[START MATERIAL PROVIDED]

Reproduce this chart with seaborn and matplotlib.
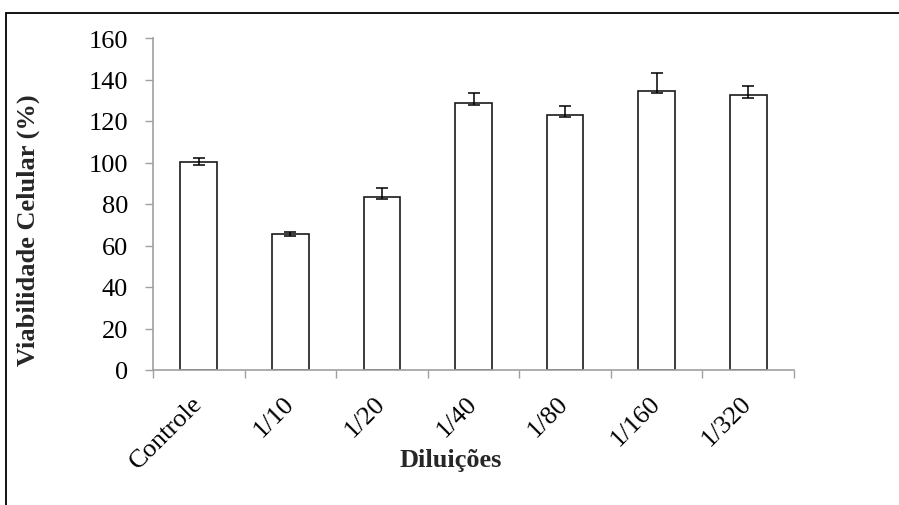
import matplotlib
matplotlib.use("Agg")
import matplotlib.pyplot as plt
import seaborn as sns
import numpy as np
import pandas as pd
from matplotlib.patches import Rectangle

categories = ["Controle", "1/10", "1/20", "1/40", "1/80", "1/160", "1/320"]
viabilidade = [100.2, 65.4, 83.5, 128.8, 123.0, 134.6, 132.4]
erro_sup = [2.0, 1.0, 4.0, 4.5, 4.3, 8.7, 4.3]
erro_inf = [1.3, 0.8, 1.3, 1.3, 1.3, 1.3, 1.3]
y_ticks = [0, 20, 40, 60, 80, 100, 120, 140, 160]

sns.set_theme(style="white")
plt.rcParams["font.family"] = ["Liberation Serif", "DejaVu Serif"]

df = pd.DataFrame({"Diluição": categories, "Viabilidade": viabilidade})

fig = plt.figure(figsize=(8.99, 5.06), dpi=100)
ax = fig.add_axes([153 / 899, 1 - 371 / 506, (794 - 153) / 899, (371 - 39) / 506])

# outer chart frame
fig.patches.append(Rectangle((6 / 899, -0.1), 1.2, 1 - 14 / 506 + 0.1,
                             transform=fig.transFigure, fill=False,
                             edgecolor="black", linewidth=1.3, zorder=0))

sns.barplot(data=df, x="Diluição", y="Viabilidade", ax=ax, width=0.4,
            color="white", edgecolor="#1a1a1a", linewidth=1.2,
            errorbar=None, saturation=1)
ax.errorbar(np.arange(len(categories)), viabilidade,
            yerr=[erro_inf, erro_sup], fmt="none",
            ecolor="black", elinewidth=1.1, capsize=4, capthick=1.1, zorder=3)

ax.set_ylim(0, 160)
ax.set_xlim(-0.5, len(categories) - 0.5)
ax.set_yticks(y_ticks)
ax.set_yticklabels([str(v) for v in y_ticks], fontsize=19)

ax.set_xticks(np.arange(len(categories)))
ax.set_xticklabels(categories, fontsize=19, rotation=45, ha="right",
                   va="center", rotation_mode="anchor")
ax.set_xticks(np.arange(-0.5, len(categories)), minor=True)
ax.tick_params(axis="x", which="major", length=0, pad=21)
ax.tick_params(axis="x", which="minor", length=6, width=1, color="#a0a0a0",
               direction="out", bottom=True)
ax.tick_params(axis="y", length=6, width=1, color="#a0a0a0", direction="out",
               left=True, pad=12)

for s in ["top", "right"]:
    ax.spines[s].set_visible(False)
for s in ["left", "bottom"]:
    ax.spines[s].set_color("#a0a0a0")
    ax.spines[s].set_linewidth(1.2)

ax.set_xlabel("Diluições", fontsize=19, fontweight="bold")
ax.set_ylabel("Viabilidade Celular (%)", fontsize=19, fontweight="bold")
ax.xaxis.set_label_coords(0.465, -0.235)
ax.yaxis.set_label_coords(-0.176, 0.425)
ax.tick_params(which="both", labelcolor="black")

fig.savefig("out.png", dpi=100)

[END MATERIAL PROVIDED]

## TASK TO COMPLETE
Write out each line of the data that holds the string "chart".

## EXERCISE SOLUTION
Reproduce this chart with seaborn and matplotlib.
# outer chart frame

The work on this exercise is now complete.